Aufgrund dieser übereinstimmenden Einschätzung und der Bedeutung der ehrenamtlich Tätigen für unser Gemeinwesen taugt dieses Thema auch nicht für parteipolitische Scharmützel. Wenn Sie von der CSU trotzdem Ihre parteipolitischen Spielchen damit treiben, zeugt das nur davon, wie wenig Achtung Sie dem Ehrenamt entgegenbringen.
Mit dem Versuch, die Feuerwehren gegen die Bundesregierung aufzuhetzen, sind Sie bei uns an die Falschen geraten.
Die Sozialversicherungspflichtigkeit der Aufwandsentschädigung für Führungskräfte bei der Feuerwehr ist zumindest augenblicklich ein rein bayerisches Problem, auch wenn die Staatsregierung so tut, als wäre dem nicht so.
Frau Staatsministerin Stamm, Sie haben aus dem Positionspapier der Spitzenverbände der Sozialversicherungen wunderbar zitiert, aber leider einen Satz weggelassen und vorgetragen: „Die sozialversicherungsrechtliche Beurteilung der Feuerwehrführungskräfte richtet sich nach den von der Rechtsprechung zum Begriff des Beschäftigungsverhältnisses entwickelten Kriterien.
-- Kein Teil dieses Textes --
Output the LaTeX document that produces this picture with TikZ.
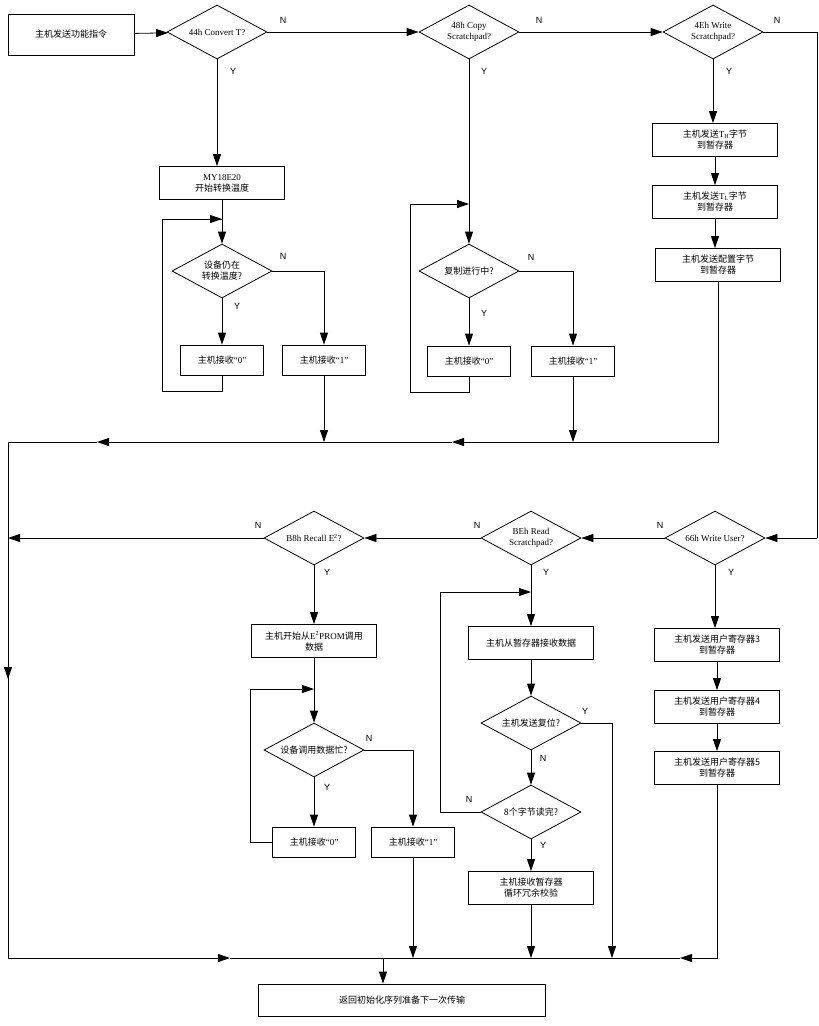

Eine Prüfung anhand dieser Kriterien hat bei den bayerischen Feuerwehrvereinen ergeben, dass die Führungskräfte in einem abhängigen Beschäftigungsverhältnis stehen.“
Frau Staatsministerin Stamm, dies steht so in der Stellungnahme. Es gibt hier einen kleinen Unterschied: Es geht hier um Bayern, und nicht um eine bundeseinheitliche Lösung.